Abstract 2989: Risk of Stroke After Acute Coronary Syndromes In The MIRACL Study Related to Baseline Inflammatory Markers
Objective: Risk factors for subsequent stroke in patients with acute coronary syndromes (ACS) remain poorly defined. This study tested the hypothesis that inflammation relates to the risk of stroke in patients with ACS, and that statin therapy can mitigate this link. Thus, we assessed the relationship between plasma concentrations of C-reactive protein (CRP), serum amyloid A (SAA), and interleukin-6 (IL6) and the risk of stroke over 16 weeks in patients presenting with ACS.
Methods: Inflammatory markers were measured in 2925 of 3086 (95%) subjects in the MIRACL study - a randomized trial of atorvastatin 80mg/d or placebo in subjects presenting with unstable angina or non-Q-wave myocardial infarction (MI). The risk of fatal and non-fatal stroke over 16 weeks was assessed by survival analysis and hazard ratios (HR) per unit increase in log(marker), and by tertiles of each marker by treatment allocation (using the lowest tertile in the atorvastatin group as the reference category).
Results: Fatal and non-fatal stroke occurred in 30 subjects. The risk of stroke during the 16 weeks after presentation was related to baseline CRP (HR = 1.58, p = 0.03), and to a lesser extent SAA (HR = 1.40, p = 0.06), but not IL6 (HR = 1.29, p = 0.16). These relationships were most evident in the placebo group (HRs: CRP = 1.84, p = 0.15, SAA = 1.77, p = 0.01, IL6 = 1.53, p = 0.06) and absent in the atorvastatin group (HRs: CRP = 1.14, p = 0.7, SAA = 0.83, p = 0.6, IL6 = 0.93, p = 0.8), although the power to find interaction effects was low (p-value for interaction effect: treatment-by-CRP = 0.4, treatment-by-SAA = 0.1, treatment-by-IL6 = 0.3). Analysis by tertiles of markers showed larger HRs for the highest tertile of markers in the placebo versus atorvastatin groups (HRs for CRP = 5.44 vs 1.51, SAA = 3.61 vs 0.58, IL6 = 3.33 vs 0.22).

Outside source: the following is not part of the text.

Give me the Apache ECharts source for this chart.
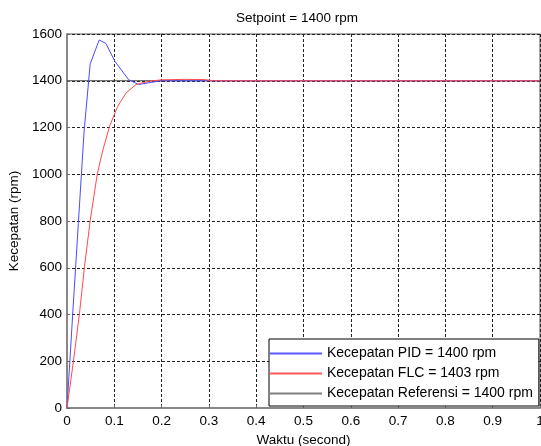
<!DOCTYPE html>
<html>
<head>
<meta charset="utf-8">
<script src="https://cdn.jsdelivr.net/npm/echarts@6/dist/echarts.min.js"></script>
<style>
  html, body { margin: 0; padding: 0; background: #fff; }
  #chart { width: 541px; height: 446px; }
</style>
</head>
<body>
<div id="chart"></div>
<script>
// Step response of motor speed: PID vs fuzzy logic controller, setpoint 1400 rpm
const xTicks = [0, 0.1, 0.2, 0.3, 0.4, 0.5, 0.6, 0.7, 0.8, 0.9, 1];
const yTicks = [0, 200, 400, 600, 800, 1000, 1200, 1400, 1600];

// time (s) and speed (rpm) samples
const pidTime  = [0, 0.012, 0.024, 0.036, 0.049, 0.068, 0.082, 0.101, 0.130, 0.151, 0.175, 0.200, 0.250, 1.0];
const pidSpeed = [0, 400, 790, 1180, 1472, 1574, 1560, 1484, 1405, 1384, 1392, 1400, 1400, 1400];

const flcTime  = [0, 0.0137, 0.0264, 0.037, 0.049, 0.064, 0.076, 0.090, 0.107, 0.125, 0.146, 0.174, 0.200, 0.250, 0.290, 0.310, 1.0];
const flcSpeed = [0, 202, 405, 605, 801, 1001, 1105, 1205, 1290, 1348, 1384, 1398, 1404, 1406, 1405, 1400, 1400];

const refTime  = [0, 1.0];
const refSpeed = [1400, 1400];

const seriesNames = [
  'Kecepatan PID = 1400 rpm',
  'Kecepatan FLC = 1403 rpm',
  'Kecepatan Referensi = 1400 rpm'
];
const seriesColors = ['#3030ff', '#ff3030', '#606060'];

const pair = (xs, ys) => xs.map((x, i) => [x, ys[i]]);
const nearest = (ticks, v) => ticks.reduce((a, b) => Math.abs(b - v) < Math.abs(a - v) ? b : a);

const font = 'Liberation Sans, Arial, sans-serif';
const chart = echarts.init(document.getElementById('chart'), null, { renderer: 'canvas' });

chart.setOption({
  animation: false,
  backgroundColor: '#ffffff',
  title: {
    text: 'Setpoint = 1400 rpm',
    left: 292,
    top: 6,
    textAlign: 'center',
    textStyle: { fontFamily: font, fontSize: 13.5, fontWeight: 'normal', color: '#000' }
  },
  grid: {
    left: 67, top: 34, right: 1, bottom: 38,
    outerBoundsMode: 'none',
    containLabel: false,
    show: true, borderColor: '#555', borderWidth: 1, backgroundColor: '#fff'
  },
  legend: {
    orient: 'vertical',
    left: 269, top: 339,
    padding: [7, 6, 5, 1],
    icon: 'rect',
    itemWidth: 52, itemHeight: 2, itemGap: 5,
    backgroundColor: '#fff',
    borderColor: '#000', borderWidth: 1, borderRadius: 0,
    itemStyle: { borderWidth: 0 },
    textStyle: { fontFamily: font, fontSize: 14, lineHeight: 15, color: '#000' },
    data: seriesNames.map((name, i) => ({
      name,
      itemStyle: { color: seriesColors[i], borderWidth: 0, opacity: 0.8 }
    }))
  },
  xAxis: {
    type: 'value',
    min: 0, max: 1, interval: 0.1,
    name: 'Waktu (second)',
    nameLocation: 'middle',
    nameGap: 23,
    nameTextStyle: { fontFamily: font, fontSize: 13.5, color: '#000' },
    axisLine: { show: true, lineStyle: { color: '#888', width: 2 } },
    axisTick: { show: true, inside: true, length: 3, lineStyle: { color: '#666' } },
    axisLabel: {
      margin: 6, fontFamily: font, fontSize: 13.5, color: '#000',
      formatter: v => String(nearest(xTicks, v))
    },
    splitLine: { show: true, lineStyle: { color: '#222', width: 1, type: [3, 2] } }
  },
  yAxis: {
    type: 'value',
    min: 0, max: 1600, interval: 200,
    name: 'Kecepatan (rpm)',
    nameLocation: 'middle',
    nameGap: 40,
    nameTextStyle: { fontFamily: font, fontSize: 13.5, color: '#000' },
    axisLine: { show: true, lineStyle: { color: '#888', width: 2 } },
    axisTick: { show: true, inside: true, length: 3, lineStyle: { color: '#666' } },
    axisLabel: {
      margin: 5, fontFamily: font, fontSize: 13.5, color: '#000',
      formatter: v => String(nearest(yTicks, v))
    },
    splitLine: { show: true, lineStyle: { color: '#222', width: 1, type: [3, 2] } }
  },
  series: [
    {
      name: seriesNames[2], type: 'line', symbol: 'none', z: 1,
      data: pair(refTime, refSpeed),
      lineStyle: { color: '#444', width: 1 }, itemStyle: { color: seriesColors[2] }
    },
    {
      name: seriesNames[0], type: 'line', symbol: 'none', z: 2,
      data: pair(pidTime, pidSpeed),
      lineStyle: { color: '#4a4aff', width: 1 }, itemStyle: { color: seriesColors[0] }
    },
    {
      name: seriesNames[1], type: 'line', symbol: 'none', z: 3,
      data: pair(flcTime, flcSpeed),
      lineStyle: { color: '#ff4a4a', width: 1 }, itemStyle: { color: seriesColors[1] }
    }
  ]
});
</script>
</body>
</html>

Conclusions: Baseline inflammatory markers were related to fatal and non-fatal stroke in the 16 weeks after an acute coronary syndrome in the MIRACL study. These results suggest that inflammation contributes to the occurrence of stroke shortly after acute coronary syndromes. Atorvastatin attenuated the risk of stroke associated with high levels of baseline markers, providing evidence that links the anti-inflammatory effects of statins to stroke prevention after ACS.